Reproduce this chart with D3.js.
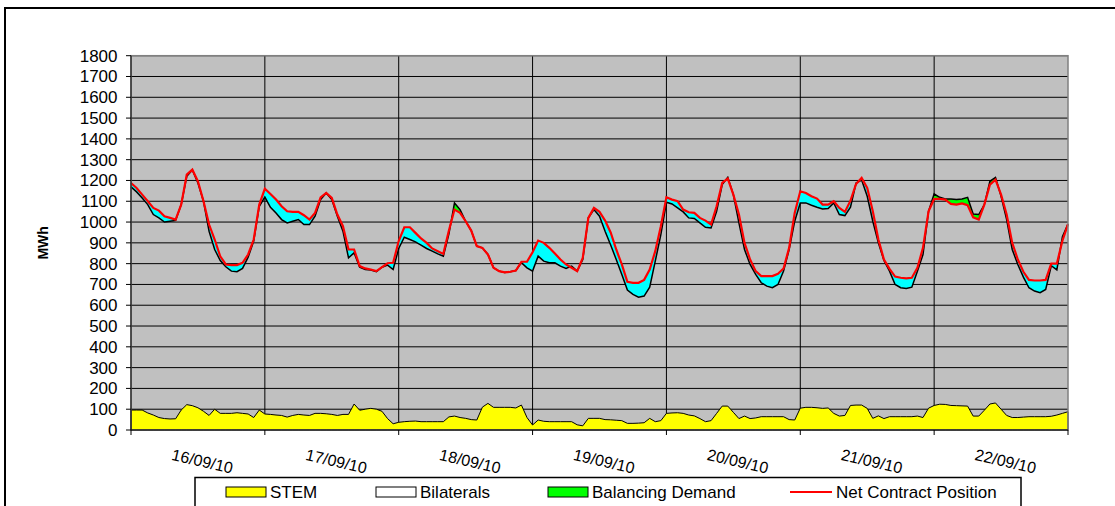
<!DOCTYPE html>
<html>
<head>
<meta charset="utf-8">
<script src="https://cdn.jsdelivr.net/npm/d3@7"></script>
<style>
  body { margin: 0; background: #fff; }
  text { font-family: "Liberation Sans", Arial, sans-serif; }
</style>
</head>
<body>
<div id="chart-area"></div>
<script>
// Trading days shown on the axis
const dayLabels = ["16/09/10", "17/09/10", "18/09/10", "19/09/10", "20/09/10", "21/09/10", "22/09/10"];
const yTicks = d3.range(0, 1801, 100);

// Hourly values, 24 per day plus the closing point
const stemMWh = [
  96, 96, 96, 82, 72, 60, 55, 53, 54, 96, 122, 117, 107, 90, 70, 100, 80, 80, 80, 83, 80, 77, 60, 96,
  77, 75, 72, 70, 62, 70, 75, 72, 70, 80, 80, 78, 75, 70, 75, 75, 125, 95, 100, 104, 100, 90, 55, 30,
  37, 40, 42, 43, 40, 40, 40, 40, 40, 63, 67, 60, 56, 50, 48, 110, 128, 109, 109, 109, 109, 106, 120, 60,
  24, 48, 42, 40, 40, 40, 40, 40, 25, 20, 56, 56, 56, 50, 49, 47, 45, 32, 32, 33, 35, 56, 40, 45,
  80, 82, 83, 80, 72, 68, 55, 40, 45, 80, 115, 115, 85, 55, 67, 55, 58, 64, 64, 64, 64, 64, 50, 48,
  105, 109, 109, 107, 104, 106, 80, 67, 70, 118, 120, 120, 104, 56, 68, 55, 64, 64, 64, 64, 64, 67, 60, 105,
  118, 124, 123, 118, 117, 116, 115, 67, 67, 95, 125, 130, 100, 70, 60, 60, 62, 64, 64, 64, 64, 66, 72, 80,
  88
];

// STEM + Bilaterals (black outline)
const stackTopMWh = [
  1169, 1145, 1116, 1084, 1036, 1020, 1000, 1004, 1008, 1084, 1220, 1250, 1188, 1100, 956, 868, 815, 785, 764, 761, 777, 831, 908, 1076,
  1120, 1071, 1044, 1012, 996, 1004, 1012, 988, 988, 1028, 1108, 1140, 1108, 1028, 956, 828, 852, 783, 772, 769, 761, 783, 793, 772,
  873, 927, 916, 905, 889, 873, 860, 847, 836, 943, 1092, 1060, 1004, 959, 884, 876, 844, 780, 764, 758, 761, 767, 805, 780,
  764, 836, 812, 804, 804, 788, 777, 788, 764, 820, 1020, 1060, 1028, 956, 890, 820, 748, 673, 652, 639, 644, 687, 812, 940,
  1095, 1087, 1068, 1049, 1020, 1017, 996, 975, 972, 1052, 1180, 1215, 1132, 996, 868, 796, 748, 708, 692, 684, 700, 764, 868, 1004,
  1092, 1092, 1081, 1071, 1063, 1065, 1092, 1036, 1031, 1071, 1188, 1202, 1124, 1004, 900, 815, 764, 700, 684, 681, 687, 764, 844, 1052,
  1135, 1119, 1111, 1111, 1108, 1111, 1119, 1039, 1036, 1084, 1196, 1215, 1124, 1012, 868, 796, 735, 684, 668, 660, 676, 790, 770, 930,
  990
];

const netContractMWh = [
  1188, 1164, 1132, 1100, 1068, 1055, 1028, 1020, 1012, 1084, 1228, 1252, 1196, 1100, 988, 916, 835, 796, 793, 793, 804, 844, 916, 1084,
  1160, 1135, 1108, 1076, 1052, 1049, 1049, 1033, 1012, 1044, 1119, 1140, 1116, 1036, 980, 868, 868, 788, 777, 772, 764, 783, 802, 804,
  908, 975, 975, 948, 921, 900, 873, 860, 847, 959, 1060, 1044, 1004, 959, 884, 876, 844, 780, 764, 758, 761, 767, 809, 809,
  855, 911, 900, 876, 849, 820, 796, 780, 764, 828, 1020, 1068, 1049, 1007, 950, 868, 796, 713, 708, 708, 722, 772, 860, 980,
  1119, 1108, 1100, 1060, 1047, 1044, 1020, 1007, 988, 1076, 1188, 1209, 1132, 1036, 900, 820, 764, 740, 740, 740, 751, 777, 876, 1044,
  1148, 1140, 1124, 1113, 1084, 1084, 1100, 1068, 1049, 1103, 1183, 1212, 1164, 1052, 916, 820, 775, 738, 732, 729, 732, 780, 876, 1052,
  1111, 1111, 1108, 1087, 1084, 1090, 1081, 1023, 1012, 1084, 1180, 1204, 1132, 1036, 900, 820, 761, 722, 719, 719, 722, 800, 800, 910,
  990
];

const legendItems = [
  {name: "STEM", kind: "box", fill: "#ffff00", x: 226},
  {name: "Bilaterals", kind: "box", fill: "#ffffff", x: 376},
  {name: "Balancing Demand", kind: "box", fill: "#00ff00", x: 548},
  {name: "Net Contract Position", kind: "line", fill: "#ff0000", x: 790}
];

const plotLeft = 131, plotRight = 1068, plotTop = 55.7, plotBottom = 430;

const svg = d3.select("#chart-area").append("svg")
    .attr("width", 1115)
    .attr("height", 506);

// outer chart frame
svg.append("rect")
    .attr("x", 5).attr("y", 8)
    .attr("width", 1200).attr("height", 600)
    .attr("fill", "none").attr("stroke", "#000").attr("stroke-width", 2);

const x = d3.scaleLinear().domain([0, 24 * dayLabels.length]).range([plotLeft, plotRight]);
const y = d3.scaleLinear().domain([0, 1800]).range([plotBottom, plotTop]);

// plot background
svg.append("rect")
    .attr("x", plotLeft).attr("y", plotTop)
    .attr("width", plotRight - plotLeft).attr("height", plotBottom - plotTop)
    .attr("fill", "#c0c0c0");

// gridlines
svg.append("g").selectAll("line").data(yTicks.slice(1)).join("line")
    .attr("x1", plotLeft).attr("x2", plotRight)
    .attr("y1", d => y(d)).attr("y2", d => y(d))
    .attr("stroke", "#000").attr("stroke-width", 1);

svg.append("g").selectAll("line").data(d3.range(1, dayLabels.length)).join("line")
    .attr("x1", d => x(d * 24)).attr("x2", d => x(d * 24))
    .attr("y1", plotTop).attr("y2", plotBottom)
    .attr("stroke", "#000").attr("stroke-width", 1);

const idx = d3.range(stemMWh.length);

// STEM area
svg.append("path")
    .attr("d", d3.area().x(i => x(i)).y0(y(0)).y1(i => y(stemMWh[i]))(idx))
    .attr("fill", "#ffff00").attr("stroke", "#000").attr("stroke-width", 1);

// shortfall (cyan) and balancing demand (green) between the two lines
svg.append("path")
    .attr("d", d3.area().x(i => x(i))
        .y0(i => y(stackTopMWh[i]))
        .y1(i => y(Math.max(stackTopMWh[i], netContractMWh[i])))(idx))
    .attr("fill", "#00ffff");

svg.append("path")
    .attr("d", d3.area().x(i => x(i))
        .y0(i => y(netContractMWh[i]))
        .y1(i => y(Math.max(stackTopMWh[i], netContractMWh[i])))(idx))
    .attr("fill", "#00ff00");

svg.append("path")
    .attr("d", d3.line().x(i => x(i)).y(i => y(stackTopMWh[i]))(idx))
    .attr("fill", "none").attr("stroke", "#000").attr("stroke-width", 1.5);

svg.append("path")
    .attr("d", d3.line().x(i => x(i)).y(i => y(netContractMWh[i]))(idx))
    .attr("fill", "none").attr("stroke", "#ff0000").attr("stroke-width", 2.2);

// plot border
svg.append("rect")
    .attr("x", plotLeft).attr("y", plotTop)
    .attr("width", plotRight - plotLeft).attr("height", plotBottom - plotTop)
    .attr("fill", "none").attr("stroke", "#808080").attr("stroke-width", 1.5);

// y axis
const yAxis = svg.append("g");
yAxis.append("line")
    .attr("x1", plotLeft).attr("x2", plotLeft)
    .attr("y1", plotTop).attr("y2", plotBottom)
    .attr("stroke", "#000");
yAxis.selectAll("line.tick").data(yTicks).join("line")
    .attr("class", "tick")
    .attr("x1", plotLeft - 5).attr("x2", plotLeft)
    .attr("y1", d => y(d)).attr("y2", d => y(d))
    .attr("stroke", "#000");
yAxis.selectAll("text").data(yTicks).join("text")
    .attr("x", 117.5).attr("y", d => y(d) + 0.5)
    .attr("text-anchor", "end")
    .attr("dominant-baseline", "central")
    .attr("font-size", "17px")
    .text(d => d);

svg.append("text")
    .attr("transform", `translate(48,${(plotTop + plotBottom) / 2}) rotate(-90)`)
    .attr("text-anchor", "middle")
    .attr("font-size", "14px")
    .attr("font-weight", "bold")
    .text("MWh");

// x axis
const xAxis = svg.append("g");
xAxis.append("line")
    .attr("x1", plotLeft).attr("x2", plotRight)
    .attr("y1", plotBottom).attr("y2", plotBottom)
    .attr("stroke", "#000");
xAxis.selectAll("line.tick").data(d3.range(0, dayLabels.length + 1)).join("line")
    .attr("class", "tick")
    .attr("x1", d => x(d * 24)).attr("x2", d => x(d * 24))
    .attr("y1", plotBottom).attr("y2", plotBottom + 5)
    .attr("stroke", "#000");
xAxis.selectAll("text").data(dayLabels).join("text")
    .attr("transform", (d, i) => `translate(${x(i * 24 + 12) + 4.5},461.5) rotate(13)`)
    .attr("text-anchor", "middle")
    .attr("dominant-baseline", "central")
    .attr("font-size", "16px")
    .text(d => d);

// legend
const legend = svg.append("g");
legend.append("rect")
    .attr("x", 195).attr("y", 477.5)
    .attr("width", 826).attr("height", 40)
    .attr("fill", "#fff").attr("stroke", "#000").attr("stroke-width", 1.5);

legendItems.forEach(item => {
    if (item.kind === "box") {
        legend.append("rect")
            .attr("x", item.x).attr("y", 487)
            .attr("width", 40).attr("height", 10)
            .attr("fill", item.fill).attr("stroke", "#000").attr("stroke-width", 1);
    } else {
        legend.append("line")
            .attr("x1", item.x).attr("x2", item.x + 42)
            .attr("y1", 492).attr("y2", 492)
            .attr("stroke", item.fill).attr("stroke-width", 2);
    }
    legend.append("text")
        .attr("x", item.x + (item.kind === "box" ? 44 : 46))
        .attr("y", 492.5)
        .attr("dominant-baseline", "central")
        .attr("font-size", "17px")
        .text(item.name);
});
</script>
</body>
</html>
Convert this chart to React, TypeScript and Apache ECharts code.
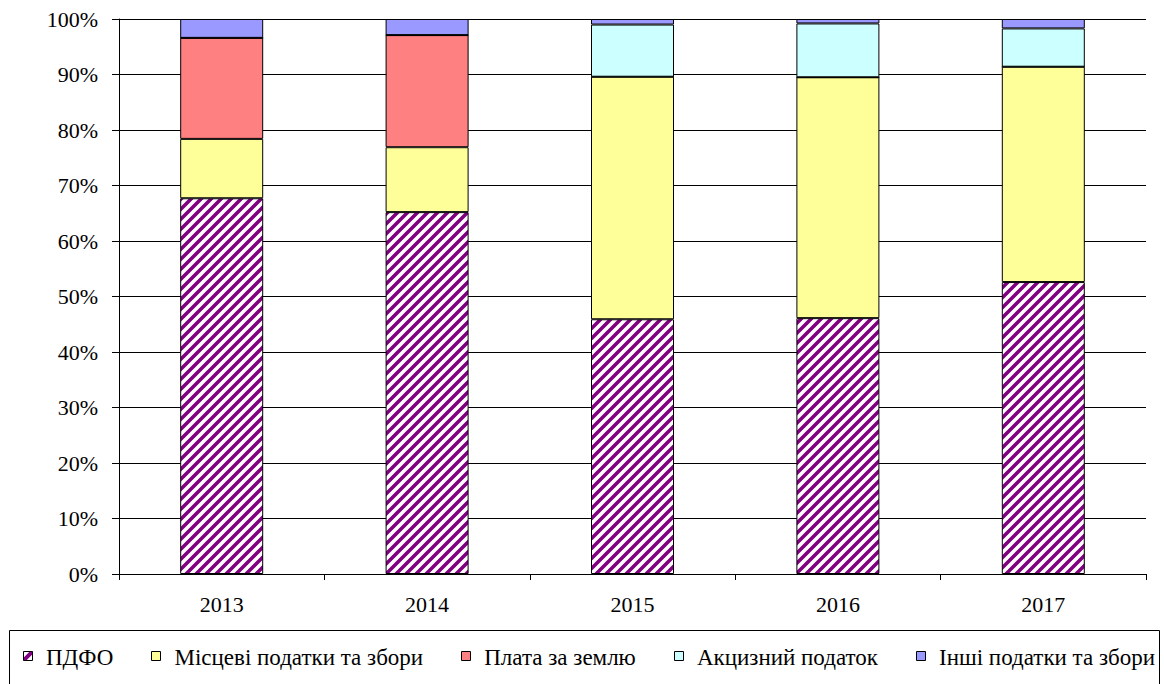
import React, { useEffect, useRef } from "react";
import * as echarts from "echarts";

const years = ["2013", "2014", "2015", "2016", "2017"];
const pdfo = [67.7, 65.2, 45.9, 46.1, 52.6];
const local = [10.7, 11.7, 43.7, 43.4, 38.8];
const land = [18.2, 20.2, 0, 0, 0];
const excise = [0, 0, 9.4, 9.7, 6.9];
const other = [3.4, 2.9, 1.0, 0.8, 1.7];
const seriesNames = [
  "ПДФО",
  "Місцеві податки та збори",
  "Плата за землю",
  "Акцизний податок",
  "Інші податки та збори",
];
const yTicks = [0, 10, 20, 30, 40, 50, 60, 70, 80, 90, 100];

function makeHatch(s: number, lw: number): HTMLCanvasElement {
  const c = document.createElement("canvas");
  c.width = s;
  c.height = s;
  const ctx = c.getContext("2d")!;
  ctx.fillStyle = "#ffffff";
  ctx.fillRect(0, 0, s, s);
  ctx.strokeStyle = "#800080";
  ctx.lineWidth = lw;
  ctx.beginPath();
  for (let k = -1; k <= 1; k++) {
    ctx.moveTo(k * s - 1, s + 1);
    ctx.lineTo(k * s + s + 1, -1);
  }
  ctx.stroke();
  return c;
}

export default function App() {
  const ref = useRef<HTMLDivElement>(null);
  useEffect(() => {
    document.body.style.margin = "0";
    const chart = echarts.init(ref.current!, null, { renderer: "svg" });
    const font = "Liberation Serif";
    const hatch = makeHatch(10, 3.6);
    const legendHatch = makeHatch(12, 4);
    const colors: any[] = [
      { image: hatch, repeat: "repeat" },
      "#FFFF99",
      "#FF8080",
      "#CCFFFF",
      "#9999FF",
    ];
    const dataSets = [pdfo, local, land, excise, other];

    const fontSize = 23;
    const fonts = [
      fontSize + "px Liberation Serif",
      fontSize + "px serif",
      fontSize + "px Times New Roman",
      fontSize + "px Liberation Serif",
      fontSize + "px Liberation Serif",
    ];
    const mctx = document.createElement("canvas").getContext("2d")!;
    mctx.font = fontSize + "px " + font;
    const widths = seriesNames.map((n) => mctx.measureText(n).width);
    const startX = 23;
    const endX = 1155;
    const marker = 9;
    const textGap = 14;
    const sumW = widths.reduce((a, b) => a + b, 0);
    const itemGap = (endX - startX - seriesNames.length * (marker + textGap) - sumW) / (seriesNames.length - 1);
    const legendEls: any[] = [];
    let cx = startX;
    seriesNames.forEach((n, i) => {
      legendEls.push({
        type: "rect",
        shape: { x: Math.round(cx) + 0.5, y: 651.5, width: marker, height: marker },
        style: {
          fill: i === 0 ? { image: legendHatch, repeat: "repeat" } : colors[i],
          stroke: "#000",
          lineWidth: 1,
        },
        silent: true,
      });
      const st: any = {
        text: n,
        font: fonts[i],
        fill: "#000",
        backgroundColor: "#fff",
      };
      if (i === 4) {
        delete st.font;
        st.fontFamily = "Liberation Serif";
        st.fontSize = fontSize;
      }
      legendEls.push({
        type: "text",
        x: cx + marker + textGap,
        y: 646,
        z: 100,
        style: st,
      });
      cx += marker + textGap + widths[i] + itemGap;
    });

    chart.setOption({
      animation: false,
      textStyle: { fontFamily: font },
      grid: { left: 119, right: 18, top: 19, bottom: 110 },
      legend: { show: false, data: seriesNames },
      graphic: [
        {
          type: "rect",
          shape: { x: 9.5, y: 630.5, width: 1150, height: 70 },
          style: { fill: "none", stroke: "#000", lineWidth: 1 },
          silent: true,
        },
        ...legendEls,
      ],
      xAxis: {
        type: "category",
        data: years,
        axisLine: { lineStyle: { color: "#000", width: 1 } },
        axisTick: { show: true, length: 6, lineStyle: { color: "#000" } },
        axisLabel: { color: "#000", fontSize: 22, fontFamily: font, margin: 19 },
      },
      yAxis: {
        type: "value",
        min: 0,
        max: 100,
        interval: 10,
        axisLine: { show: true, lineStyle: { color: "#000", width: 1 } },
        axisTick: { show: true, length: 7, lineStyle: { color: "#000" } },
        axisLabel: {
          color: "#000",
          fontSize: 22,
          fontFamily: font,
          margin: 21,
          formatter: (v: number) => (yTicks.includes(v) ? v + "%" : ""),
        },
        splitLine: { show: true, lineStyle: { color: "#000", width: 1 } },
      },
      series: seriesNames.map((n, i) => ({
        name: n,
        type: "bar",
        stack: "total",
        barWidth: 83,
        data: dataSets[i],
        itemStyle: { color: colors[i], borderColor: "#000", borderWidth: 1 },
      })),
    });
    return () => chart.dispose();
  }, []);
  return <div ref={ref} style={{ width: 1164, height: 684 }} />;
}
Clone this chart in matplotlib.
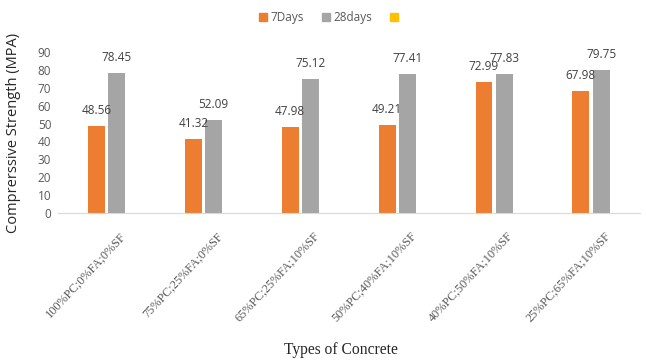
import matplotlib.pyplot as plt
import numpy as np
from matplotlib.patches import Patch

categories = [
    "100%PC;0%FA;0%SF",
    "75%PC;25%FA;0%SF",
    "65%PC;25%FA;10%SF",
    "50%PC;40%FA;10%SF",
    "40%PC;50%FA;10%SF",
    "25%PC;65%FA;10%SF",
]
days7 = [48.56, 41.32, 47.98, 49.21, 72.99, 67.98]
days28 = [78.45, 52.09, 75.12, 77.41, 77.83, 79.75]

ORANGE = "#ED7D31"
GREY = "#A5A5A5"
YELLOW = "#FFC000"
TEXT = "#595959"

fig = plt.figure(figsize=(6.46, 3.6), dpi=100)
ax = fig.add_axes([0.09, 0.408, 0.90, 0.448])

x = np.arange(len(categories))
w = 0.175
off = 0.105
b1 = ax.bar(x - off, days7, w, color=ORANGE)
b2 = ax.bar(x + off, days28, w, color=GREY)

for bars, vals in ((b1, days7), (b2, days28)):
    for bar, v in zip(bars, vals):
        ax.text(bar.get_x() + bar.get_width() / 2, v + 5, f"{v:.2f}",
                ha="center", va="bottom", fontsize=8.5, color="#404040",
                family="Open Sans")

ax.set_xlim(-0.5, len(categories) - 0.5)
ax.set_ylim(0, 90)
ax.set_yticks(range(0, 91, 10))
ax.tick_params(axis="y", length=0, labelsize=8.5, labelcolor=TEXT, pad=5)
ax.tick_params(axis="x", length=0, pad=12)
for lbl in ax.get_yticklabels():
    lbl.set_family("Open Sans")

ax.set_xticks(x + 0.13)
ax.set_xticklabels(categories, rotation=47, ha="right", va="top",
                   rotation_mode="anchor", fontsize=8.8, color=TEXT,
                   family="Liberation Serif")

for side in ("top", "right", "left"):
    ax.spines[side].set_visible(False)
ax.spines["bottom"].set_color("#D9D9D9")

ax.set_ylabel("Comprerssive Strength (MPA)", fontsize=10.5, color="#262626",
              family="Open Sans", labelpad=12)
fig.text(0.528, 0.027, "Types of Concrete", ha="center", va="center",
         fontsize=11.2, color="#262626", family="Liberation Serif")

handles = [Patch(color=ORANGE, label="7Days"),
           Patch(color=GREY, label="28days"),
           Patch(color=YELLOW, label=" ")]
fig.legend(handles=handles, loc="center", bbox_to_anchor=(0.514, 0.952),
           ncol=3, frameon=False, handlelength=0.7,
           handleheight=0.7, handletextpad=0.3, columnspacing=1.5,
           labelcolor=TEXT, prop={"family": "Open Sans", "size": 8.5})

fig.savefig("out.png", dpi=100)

####

SHORT TASK >> From the material above, copy each line that includes the word "matplotlib".

OUTPUT FOR THIS TASK >>
Clone this chart in matplotlib.
import matplotlib.pyplot as plt
from matplotlib.patches import Patch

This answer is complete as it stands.